§ **Exercise instructions**
With the pictures left out, copy the listing below exactly.

§ **Source material**

--- Begin ---

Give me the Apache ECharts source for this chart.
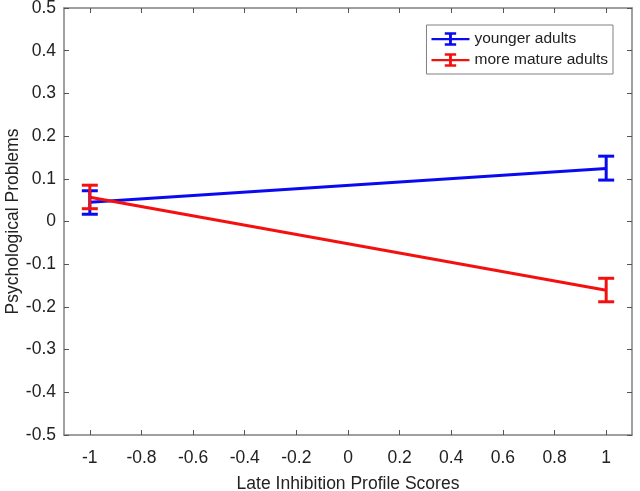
<!DOCTYPE html>
<html>
<head>
<meta charset="utf-8">
<script src="https://cdn.jsdelivr.net/npm/echarts@6/dist/echarts.min.js"></script>
<style>
  html, body { margin: 0; padding: 0; background: #fff; }
  #chart { width: 640px; height: 491px; }
</style>
</head>
<body>
<div id="chart"></div>
<script>
// data
const xPoints = [-1, 1]
const youngMean = [0.045, 0.124]
const youngLow = [0.017, 0.097]
const youngHigh = [0.072, 0.153]
const matureMean = [0.057, -0.161]
const matureLow = [0.030, -0.188]
const matureHigh = [0.085, -0.133]
const xTicks = [-1, -0.8, -0.6, -0.4, -0.2, 0, 0.2, 0.4, 0.6, 0.8, 1]

const BLUE = '#0a0af0'
const RED = '#f51010'
const font = 'Liberation Sans, Arial, sans-serif'
const legendIcon = 'path://M0,6h40v2.4h-40z M18.5,1h3v12h-3z M14,0h12v2.4h-12z M14,11.6h12v2.4h-12z'

function errorSeries(name, lo, hi, color) {
  return {
    name: name,
    type: 'custom',
    xAxisIndex: 0,
    yAxisIndex: 0,
    data: xPoints.map((x, i) => [x, lo[i], hi[i]]),
    renderItem: (params, api) => {
      const top = api.coord([api.value(0), api.value(2)])
      const bot = api.coord([api.value(0), api.value(1)])
      const hw = 8
      const style = { stroke: color, lineWidth: 3 }
      return {
        type: 'group',
        children: [
          { type: 'line', shape: { x1: top[0], y1: top[1], x2: bot[0], y2: bot[1] }, style },
          { type: 'line', shape: { x1: top[0] - hw, y1: top[1], x2: top[0] + hw, y2: top[1] }, style },
          { type: 'line', shape: { x1: bot[0] - hw, y1: bot[1], x2: bot[0] + hw, y2: bot[1] }, style }
        ]
      }
    },
    z: 3
  }
}

const chart = echarts.init(document.getElementById('chart'))

const axisLine = { show: true, onZero: false, lineStyle: { color: '#808080', width: 1.5 } }
const tick = { inside: true, length: 5, lineStyle: { color: '#555' } }

chart.setOption({
  animation: false,
  textStyle: { fontFamily: font },
  grid: { left: 64, right: 8, top: 8, bottom: 56, containLabel: false, outerBoundsMode: 'none' },
  legend: {
    right: 27,
    top: 25,
    orient: 'vertical',
    backgroundColor: '#fff',
    borderColor: '#808080',
    borderWidth: 1,
    borderRadius: 0,
    padding: [6, 5, 6, 5],
    itemGap: 5,
    itemWidth: 38,
    itemHeight: 14,
    textStyle: { fontSize: 15.5, color: '#222', fontFamily: font },
    data: [
      { name: 'younger adults', icon: legendIcon, itemStyle: { color: BLUE } },
      { name: 'more mature adults', icon: legendIcon, itemStyle: { color: RED } }
    ]
  },
  xAxis: [
    {
      type: 'value',
      min: -1.1,
      max: 1.1,
      position: 'bottom',
      name: 'Late Inhibition Profile Scores',
      nameLocation: 'middle',
      nameGap: 40,
      nameMoveOverlap: false,
      nameTextStyle: { fontSize: 17.5, color: '#222', fontFamily: font },
      axisLine: axisLine,
      axisTick: Object.assign({ customValues: xTicks }, tick),
      axisLabel: { customValues: xTicks, fontSize: 17.5, color: '#222', margin: 14, fontFamily: font },
      splitLine: { show: false }
    },
    {
      type: 'value',
      min: -1.1,
      max: 1.1,
      position: 'top',
      axisLine: axisLine,
      axisTick: Object.assign({ customValues: xTicks }, tick),
      axisLabel: { show: false },
      splitLine: { show: false }
    }
  ],
  yAxis: [
    {
      type: 'value',
      min: -0.5,
      max: 0.5,
      interval: 0.1,
      position: 'left',
      name: 'Psychological Problems',
      nameLocation: 'middle',
      nameGap: 42,
      nameMoveOverlap: false,
      nameTextStyle: { fontSize: 17.5, color: '#222', fontFamily: font },
      axisLine: axisLine,
      axisTick: tick,
      axisLabel: { fontSize: 17.5, color: '#222', margin: 8, fontFamily: font,
        formatter: v => String(Math.round(v * 10) / 10) },
      splitLine: { show: false }
    },
    {
      type: 'value',
      min: -0.5,
      max: 0.5,
      interval: 0.1,
      position: 'right',
      axisLine: axisLine,
      axisTick: tick,
      axisLabel: { show: false },
      splitLine: { show: false }
    }
  ],
  series: [
    {
      name: 'younger adults',
      type: 'line',
      data: xPoints.map((x, i) => [x, youngMean[i]]),
      symbol: 'none',
      lineStyle: { color: BLUE, width: 3 },
      itemStyle: { color: BLUE },
      z: 2
    },
    {
      name: 'more mature adults',
      type: 'line',
      data: xPoints.map((x, i) => [x, matureMean[i]]),
      symbol: 'none',
      lineStyle: { color: RED, width: 3 },
      itemStyle: { color: RED },
      z: 2
    },
    errorSeries('younger adults', youngLow, youngHigh, BLUE),
    errorSeries('more mature adults', matureLow, matureHigh, RED)
  ]
})
</script>
</body>
</html>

--- End ---

§ **Worked solution**
Give me the Apache ECharts source for this chart.
<!DOCTYPE html>
<html>
<head>
<meta charset="utf-8">
<script src="https://cdn.jsdelivr.net/npm/echarts@6/dist/echarts.min.js"></script>
<style>
  html, body { margin: 0; padding: 0; background: #fff; }
  #chart { width: 640px; height: 491px; }
</style>
</head>
<body>
<div id="chart"></div>
<script>
// data
const xPoints = [-1, 1]
const youngMean = [0.045, 0.124]
const youngLow = [0.017, 0.097]
const youngHigh = [0.072, 0.153]
const matureMean = [0.057, -0.161]
const matureLow = [0.030, -0.188]
const matureHigh = [0.085, -0.133]
const xTicks = [-1, -0.8, -0.6, -0.4, -0.2, 0, 0.2, 0.4, 0.6, 0.8, 1]

const BLUE = '#0a0af0'
const RED = '#f51010'
const font = 'Liberation Sans, Arial, sans-serif'
const legendIcon = 'path://M0,6h40v2.4h-40z M18.5,1h3v12h-3z M14,0h12v2.4h-12z M14,11.6h12v2.4h-12z'

function errorSeries(name, lo, hi, color) {
  return {
    name: name,
    type: 'custom',
    xAxisIndex: 0,
    yAxisIndex: 0,
    data: xPoints.map((x, i) => [x, lo[i], hi[i]]),
    renderItem: (params, api) => {
      const top = api.coord([api.value(0), api.value(2)])
      const bot = api.coord([api.value(0), api.value(1)])
      const hw = 8
      const style = { stroke: color, lineWidth: 3 }
      return {
        type: 'group',
        children: [
          { type: 'line', shape: { x1: top[0], y1: top[1], x2: bot[0], y2: bot[1] }, style },
          { type: 'line', shape: { x1: top[0] - hw, y1: top[1], x2: top[0] + hw, y2: top[1] }, style },
          { type: 'line', shape: { x1: bot[0] - hw, y1: bot[1], x2: bot[0] + hw, y2: bot[1] }, style }
        ]
      }
    },
    z: 3
  }
}

const chart = echarts.init(document.getElementById('chart'))

const axisLine = { show: true, onZero: false, lineStyle: { color: '#808080', width: 1.5 } }
const tick = { inside: true, length: 5, lineStyle: { color: '#555' } }

chart.setOption({
  animation: false,
  textStyle: { fontFamily: font },
  grid: { left: 64, right: 8, top: 8, bottom: 56, containLabel: false, outerBoundsMode: 'none' },
  legend: {
    right: 27,
    top: 25,
    orient: 'vertical',
    backgroundColor: '#fff',
    borderColor: '#808080',
    borderWidth: 1,
    borderRadius: 0,
    padding: [6, 5, 6, 5],
    itemGap: 5,
    itemWidth: 38,
    itemHeight: 14,
    textStyle: { fontSize: 15.5, color: '#222', fontFamily: font },
    data: [
      { name: 'younger adults', icon: legendIcon, itemStyle: { color: BLUE } },
      { name: 'more mature adults', icon: legendIcon, itemStyle: { color: RED } }
    ]
  },
  xAxis: [
    {
      type: 'value',
      min: -1.1,
      max: 1.1,
      position: 'bottom',
      name: 'Late Inhibition Profile Scores',
      nameLocation: 'middle',
      nameGap: 40,
      nameMoveOverlap: false,
      nameTextStyle: { fontSize: 17.5, color: '#222', fontFamily: font },
      axisLine: axisLine,
      axisTick: Object.assign({ customValues: xTicks }, tick),
      axisLabel: { customValues: xTicks, fontSize: 17.5, color: '#222', margin: 14, fontFamily: font },
      splitLine: { show: false }
    },
    {
      type: 'value',
      min: -1.1,
      max: 1.1,
      position: 'top',
      axisLine: axisLine,
      axisTick: Object.assign({ customValues: xTicks }, tick),
      axisLabel: { show: false },
      splitLine: { show: false }
    }
  ],
  yAxis: [
    {
      type: 'value',
      min: -0.5,
      max: 0.5,
      interval: 0.1,
      position: 'left',
      name: 'Psychological Problems',
      nameLocation: 'middle',
      nameGap: 42,
      nameMoveOverlap: false,
      nameTextStyle: { fontSize: 17.5, color: '#222', fontFamily: font },
      axisLine: axisLine,
      axisTick: tick,
      axisLabel: { fontSize: 17.5, color: '#222', margin: 8, fontFamily: font,
        formatter: v => String(Math.round(v * 10) / 10) },
      splitLine: { show: false }
    },
    {
      type: 'value',
      min: -0.5,
      max: 0.5,
      interval: 0.1,
      position: 'right',
      axisLine: axisLine,
      axisTick: tick,
      axisLabel: { show: false },
      splitLine: { show: false }
    }
  ],
  series: [
    {
      name: 'younger adults',
      type: 'line',
      data: xPoints.map((x, i) => [x, youngMean[i]]),
      symbol: 'none',
      lineStyle: { color: BLUE, width: 3 },
      itemStyle: { color: BLUE },
      z: 2
    },
    {
      name: 'more mature adults',
      type: 'line',
      data: xPoints.map((x, i) => [x, matureMean[i]]),
      symbol: 'none',
      lineStyle: { color: RED, width: 3 },
      itemStyle: { color: RED },
      z: 2
    },
    errorSeries('younger adults', youngLow, youngHigh, BLUE),
    errorSeries('more mature adults', matureLow, matureHigh, RED)
  ]
})
</script>
</body>
</html>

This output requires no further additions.